When she came to Princeton High School as an inclusive earth science teacher, Ms. Barnes-Johnson was able to take on a part-time schedule and simultaneously complete her doctorate at Temple University in Philadelphia, where she focused on equitable science teaching, emphasizing strategies to engage a diversity of students.
Since 2007 she has taught earth science, chemistry, and a new class titled STEM in the 21st Century, in which she described her goal of “getting more diverse students involved in rigorous science.” She observed, “It’s interesting to be working in this community where science matters a lot.”
Ms. Barnes-Johnson discussed her commitment to equity and social justice in her work in the classroom. “The challenge is to address the issue of language diversity and ability differences in thoughtful ways,” she said. In a community like Princeton everyone wants to be the best, and they’re willing to work to get there. It’s important to challenge children’s belief systems about social justice, to help them understand that ability alone does not determine who they are.”
She continued, “To try to teach students to collaborate fairly and effectively is the biggest part of my job. I work hard to address issues of social justice and ability in my classes. Students of all abilities must be empowered and attended to, not neglected. I don’t want any students to feel isolated.”
PPS communications director Brenda Sewell described how Ms. Barnes-Johnson “teaches kids about science, but she also goes beyond to bring in connections to bias, diversity, and culture along with the science she teaches.”
Ms. Barnes-Johnson described how her STEM 21 course, which links science with math and sociology, confronts students with “why humans need science and the place of science in the government of humanity.” The first semester of the course, titled “Designing for Disaster,” focuses on manmade and natural disasters, and the second semester focuses on science and policy and how they relate to the environment.
Losing Sight of the Child
“I want students to know more, but especially to know better, to use information more responsibly. It’s interesting for me to be at this point where I feel this generation is going to know so much, but they’re not necessarily going to know better.”

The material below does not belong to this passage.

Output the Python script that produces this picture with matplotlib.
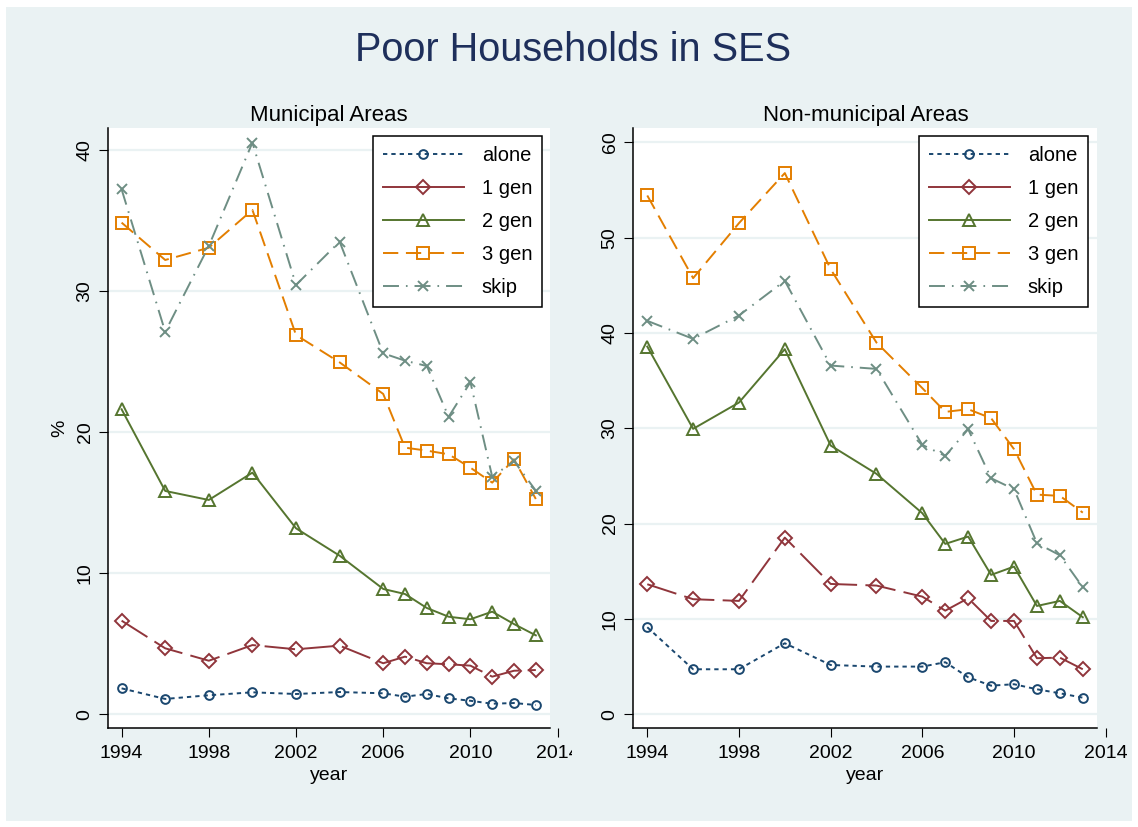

Ms. Barnes-Johnson expressed her concern about the current direction of education in this country. “We’re so busy trying to reinvent the education paradigm that we’re losing sight of the child,” she said. “We’re creating conditions that cause deep anxiety and fail children in many ways.”
Citing the works of John Dewey and Kahlil Gibran in particular, Ms. Barnes-Johnson emphasized that “the purpose of education is to make the human whole. If they become masters of play, as they become older they will be masters of work.”
Plans
Ms. Barnes-Johnson, 46, lives in Willingboro with her 17-year-old son, and they love to travel They’ve taken on ”a 50-state challenge,” which they look forward to fulfilling soon. So far they’ve been to 44 states, with just six more on the itinerary for their road trip this summer. Other interests include film-making, “my son’s aspiration — we spend a lot of time at the movies,” and volunteer work with the NAACP.
For the future, Ms. Barnes-Johnson is working on a few books and says that someday she would like to be a teacher of teachers on the university level, “but for now I’m content to enjoy my students. I challenge my students, but we laugh every day, and that’s wonderful.”
She continued, “I understand the gravity of life beyond high school, but I try to embellish every day with laughter. You only get to be under 18 once.”